I like the show Orange is the New Black. I binged watched the first two seasons. The third season has been out for several months now, and I haven’t finished it yet. I have lost part of my enthusiasm which happens to me with almost everything having to do with television. (I’m not a big fan of television or of movies. During my twenties and thirties, I went many years without owning a TV – popular culture isn’t really my thing.)
But the television show led me to the book, and while I have been doing my daily exercises, I have been reading the memoir that Orange is the New Black is based on. The book is not nearly as dramatic as the television show, but I like the book, and I noticed something noteworthy in it today, and it is something I have heard from other people, seen in movies, and read in books – even in the worst places, the human spirit can thrive if you have a spark in your spirit. Or maybe the reality is when all the busyness and distractions, and social media, and television, and noise of our daily lives are taken away, we can see beauty. Or maybe, it is when we are surrounded by the negative and the ugly our soul easily finds pleasure and beauty in simple things.
I can’t find the words to write down the exact message/experience, but the narrator in the book is in prison and she find such joy, pleasure, and beauty in such simple things, like listening to a college radio station, eating a root beer float, and jogging.

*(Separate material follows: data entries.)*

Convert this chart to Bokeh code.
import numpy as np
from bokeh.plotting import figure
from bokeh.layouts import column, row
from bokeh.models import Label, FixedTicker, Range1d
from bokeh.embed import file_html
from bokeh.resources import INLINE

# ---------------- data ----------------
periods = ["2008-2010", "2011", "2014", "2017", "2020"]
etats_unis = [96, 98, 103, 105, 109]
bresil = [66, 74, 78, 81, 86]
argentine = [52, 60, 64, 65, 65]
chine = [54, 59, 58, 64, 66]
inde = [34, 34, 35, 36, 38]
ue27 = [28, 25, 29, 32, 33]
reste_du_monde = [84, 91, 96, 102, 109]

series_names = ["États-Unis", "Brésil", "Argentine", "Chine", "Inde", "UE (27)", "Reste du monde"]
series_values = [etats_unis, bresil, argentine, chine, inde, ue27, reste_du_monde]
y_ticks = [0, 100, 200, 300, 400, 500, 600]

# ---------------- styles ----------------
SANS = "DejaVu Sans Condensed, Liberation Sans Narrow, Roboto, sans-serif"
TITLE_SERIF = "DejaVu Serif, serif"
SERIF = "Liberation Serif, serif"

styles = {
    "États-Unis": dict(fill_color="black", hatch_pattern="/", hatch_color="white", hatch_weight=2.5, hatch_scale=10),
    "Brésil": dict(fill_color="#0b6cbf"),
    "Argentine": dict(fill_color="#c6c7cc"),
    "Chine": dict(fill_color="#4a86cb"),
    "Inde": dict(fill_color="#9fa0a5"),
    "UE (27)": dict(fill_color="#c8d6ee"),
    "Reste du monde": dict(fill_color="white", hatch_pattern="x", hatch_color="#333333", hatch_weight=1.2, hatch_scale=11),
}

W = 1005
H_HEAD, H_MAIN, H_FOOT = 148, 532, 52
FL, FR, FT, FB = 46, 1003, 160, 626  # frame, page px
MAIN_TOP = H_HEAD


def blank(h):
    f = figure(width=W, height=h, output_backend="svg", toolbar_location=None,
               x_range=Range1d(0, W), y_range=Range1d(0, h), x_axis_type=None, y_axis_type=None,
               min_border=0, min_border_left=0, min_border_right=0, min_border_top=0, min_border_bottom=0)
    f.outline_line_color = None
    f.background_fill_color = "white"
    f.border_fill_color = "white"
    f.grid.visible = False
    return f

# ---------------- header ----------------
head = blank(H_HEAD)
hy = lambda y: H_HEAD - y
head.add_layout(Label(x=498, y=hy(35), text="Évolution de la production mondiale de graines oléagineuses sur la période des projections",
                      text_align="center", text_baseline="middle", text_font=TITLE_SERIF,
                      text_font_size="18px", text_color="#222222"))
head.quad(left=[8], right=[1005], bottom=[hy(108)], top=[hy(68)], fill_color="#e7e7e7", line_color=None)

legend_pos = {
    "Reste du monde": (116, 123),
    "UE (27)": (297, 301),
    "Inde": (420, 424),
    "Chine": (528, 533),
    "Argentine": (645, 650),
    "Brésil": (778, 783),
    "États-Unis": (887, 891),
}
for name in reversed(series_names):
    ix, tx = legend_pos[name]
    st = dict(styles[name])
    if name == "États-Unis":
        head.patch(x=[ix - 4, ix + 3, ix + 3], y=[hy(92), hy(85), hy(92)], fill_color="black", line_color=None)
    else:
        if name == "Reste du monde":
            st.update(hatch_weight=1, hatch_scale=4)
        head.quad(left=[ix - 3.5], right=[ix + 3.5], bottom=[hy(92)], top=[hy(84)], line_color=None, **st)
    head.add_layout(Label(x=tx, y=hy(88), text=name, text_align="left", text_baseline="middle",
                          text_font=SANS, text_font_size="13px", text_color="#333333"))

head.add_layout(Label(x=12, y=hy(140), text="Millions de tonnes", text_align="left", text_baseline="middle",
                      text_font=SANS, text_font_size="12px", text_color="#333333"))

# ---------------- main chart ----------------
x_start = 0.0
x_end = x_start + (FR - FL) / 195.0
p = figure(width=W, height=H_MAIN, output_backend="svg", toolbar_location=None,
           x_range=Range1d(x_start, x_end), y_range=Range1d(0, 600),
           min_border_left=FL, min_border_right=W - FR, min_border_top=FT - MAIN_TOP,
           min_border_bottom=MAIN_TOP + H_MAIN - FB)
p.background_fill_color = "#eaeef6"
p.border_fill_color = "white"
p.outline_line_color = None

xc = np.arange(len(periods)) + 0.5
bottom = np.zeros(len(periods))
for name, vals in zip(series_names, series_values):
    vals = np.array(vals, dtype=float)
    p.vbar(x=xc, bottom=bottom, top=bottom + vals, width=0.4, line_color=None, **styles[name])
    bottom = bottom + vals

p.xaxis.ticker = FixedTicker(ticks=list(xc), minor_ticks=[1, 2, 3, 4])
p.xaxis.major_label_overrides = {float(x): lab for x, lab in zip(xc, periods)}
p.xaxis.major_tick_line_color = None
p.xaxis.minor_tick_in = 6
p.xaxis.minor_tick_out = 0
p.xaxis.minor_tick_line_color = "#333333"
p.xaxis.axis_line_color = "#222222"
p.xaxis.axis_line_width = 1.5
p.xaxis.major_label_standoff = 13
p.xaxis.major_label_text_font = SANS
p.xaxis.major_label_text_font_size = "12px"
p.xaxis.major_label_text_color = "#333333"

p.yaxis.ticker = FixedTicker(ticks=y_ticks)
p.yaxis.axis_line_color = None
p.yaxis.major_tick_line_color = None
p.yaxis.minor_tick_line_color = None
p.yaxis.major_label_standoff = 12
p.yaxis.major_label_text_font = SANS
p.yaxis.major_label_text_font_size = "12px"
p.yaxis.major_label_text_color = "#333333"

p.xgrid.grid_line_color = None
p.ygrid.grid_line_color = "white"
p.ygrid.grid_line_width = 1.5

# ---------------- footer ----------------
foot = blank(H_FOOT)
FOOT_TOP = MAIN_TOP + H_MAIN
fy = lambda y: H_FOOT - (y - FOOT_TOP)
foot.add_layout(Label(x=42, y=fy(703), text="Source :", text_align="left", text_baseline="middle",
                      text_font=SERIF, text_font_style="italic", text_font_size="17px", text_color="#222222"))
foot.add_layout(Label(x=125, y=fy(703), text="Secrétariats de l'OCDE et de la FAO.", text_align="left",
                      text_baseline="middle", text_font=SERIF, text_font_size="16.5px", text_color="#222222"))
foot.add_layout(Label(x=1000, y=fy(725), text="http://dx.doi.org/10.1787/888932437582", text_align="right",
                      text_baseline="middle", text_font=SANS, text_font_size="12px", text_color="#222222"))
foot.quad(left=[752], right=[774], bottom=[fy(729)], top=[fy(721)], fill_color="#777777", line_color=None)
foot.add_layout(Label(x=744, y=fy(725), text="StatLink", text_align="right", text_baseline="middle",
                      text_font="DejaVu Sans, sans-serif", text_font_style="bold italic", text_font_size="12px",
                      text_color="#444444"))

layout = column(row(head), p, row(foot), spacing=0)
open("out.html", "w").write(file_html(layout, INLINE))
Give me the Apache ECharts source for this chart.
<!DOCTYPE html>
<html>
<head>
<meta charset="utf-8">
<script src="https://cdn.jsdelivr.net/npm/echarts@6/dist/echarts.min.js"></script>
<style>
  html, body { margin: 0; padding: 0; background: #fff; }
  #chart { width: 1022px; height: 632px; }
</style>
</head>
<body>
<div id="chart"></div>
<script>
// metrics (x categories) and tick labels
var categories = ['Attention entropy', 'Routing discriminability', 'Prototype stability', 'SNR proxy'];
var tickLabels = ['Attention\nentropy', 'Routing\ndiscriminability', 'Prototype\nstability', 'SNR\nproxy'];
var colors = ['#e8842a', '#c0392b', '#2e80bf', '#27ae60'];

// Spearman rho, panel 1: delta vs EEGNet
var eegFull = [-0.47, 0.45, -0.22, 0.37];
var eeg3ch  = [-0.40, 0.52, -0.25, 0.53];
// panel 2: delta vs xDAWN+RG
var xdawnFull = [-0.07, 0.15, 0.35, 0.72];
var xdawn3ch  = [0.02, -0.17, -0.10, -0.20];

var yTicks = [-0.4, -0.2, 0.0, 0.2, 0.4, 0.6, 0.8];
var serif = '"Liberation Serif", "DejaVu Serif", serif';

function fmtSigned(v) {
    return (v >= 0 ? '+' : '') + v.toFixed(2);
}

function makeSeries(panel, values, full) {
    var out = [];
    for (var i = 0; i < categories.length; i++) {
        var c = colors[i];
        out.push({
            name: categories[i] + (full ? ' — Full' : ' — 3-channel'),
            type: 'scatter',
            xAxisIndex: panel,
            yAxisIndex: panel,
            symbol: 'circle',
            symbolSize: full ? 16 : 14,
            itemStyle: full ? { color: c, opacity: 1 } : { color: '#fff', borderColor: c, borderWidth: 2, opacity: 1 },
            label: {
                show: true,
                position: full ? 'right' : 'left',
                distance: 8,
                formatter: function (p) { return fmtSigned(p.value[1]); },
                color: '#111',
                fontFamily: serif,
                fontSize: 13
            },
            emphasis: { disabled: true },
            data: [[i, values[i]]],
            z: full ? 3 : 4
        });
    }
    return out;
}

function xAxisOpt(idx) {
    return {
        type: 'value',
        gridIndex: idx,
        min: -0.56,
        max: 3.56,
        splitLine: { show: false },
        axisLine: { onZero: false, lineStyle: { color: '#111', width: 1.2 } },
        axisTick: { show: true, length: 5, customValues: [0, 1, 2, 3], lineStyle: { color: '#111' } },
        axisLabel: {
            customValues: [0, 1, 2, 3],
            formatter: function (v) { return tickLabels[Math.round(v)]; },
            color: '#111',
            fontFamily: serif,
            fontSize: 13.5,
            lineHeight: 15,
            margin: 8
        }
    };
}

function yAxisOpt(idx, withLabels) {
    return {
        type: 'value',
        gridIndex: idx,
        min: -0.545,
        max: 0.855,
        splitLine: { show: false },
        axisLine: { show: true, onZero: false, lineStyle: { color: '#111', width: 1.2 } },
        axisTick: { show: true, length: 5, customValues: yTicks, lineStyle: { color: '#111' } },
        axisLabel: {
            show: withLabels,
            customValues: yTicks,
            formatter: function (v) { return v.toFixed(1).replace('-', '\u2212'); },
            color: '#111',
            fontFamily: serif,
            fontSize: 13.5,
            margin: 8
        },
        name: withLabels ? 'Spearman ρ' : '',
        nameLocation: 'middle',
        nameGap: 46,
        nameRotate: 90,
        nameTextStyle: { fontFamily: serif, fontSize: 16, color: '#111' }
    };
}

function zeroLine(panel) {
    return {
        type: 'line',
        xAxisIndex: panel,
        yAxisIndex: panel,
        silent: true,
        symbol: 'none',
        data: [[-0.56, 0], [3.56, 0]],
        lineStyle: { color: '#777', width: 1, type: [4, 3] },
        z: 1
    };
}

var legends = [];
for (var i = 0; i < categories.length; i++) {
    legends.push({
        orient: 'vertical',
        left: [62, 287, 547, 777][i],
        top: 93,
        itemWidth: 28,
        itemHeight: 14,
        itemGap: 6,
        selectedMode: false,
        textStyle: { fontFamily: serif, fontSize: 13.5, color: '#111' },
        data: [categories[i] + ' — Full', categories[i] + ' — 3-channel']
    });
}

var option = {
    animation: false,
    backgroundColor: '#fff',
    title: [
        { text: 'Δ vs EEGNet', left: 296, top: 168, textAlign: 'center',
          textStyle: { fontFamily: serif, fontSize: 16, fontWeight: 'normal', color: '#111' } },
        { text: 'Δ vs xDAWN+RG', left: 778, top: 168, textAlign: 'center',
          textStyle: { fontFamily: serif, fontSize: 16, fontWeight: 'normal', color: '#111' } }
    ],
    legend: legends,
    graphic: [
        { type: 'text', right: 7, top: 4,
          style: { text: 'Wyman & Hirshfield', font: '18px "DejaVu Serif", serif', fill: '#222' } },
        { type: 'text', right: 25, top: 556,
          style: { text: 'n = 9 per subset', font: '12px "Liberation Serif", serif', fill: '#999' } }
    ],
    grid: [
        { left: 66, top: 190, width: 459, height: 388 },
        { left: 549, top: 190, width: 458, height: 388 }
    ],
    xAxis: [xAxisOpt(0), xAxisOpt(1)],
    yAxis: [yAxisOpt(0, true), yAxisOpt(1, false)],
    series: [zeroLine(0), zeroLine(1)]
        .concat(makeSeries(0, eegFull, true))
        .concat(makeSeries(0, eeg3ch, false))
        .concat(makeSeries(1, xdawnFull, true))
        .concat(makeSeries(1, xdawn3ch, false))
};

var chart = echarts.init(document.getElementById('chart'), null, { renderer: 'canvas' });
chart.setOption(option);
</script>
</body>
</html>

Her experience reminds me of one of my favorite movies, Shawshank Redemption. In the movie, the main character, Andy, holds freedom and beauty in his heart and mind and is always looking for ways to express that freedom and beauty to the other prisoners by using things like books and music. It is a theme that runs through many fictitious and true stories.
That freedom of the human spirit, that ability to find beauty in some of the ugliest places, and in the worst circumstances is a true gift but I don’t think everyone has it. There are only some people who can be locked up, or become terminally ill or live in extreme hardship and still look for and experience beauty.
I think it is that ability, that little spark inside, that little glimmer of hope, that little slice of magic, that breath of true life, however small it is, that connects my husband and me.
I don’t ever want to romanticize mental illness, and if I could choose not to have schizophrenia, I would definitely choose to live without it, but there are things that have happened, that my husband and I have experienced together, that came about because of my illness, where we found that small space of beauty among tragedy.
Mental illness is a tragedy, and it robs so many young people of their full potential, but the fact is many of us have to live with it every day. We don’t have a choice, so we have to make the best of it. And certainly there are parts of it that are terrible, and ugly, and then there are parts where a small slice of heaven shines through.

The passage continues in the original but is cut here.